UPDATED: Billionaires back Kite Pharma in $20M raise for cancer immunotherapies

Kite Pharma has more financial firepower to advance targeted immunotherapies that train the immune system to blast cancer cells. The Los Angeles-based biotech startup has locked in $20 million in a private placement with its new investor Alta Partners and previous backers. By converting $15 million in previous promissory notes to stock, the company has increased the first-round financing to $35 million.

The company revealed the first $15 million in 2011, and Alta has joined a syndicate that includes financier Michael Milken, Kite founder and Chairman Arie Belldegrun, TPG Group co-founder David Bonderman, Pontifax, and Commercial Street Capital. Farah Champsi of Alta Partners and Ran Nussbaum of Pontifax have joined Kite's board in connection with the financing.
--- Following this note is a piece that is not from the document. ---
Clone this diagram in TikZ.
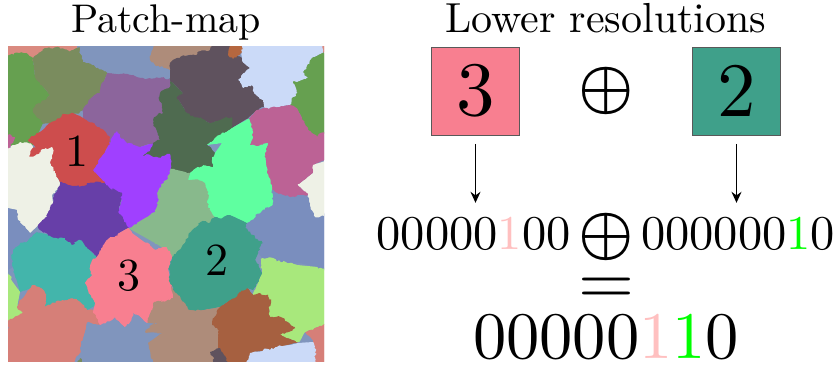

Kite is focused on engineered autologous T cell therapies (eACT), which are intended to spur the immune system to attack cancer cells. It's working on the technology under a cooperative research agreement with the National Cancer Institute's surgery branch, aiming to advance a host of targeted and personalized treatments for a variety of cancers. Through the NCI agreement, investigators have already begun to test therapies from Kite in Phase I to gain proof-of-concept data, CEO Aya Jakobovits told FierceBiotech.

"We will be using the resources to advance multicenter trials for hematological and solid tumors," Jakobovits said. The company hopes to begin Phase II studies next year, she said, declining to specify which types of cancer would be targeted.

Multiple companies have begun to explore development of engineered immune cells for treating cancer after investigators at the University of Pennsylvania and elsewhere made progress with the experimental therapies in small studies with human subjects over the past couple years. Novartis ($NVS) has formed an alliance with the UPenn investigators and Celgene ($CELG) has allied with bluebird bio and cancer experts from Baylor College of Medicine.

"Kite's eACT technology has the potential to provide cancer patients with a treatment that offers a significant and durable impact on their disease," Champsi said in a release. "The product pipeline directed to different tumor types, combined with the company's experienced management team, positions Kite to become a leader in this breakthrough therapeutic modality. I am excited to work again with Drs. Belldegrun and Jakobovits to realize the potential of this product platform."

- here's the release

Editor's note: This story has been updated with a quote from Kite Pharma's CEO and background on research of cancer immunotherapies.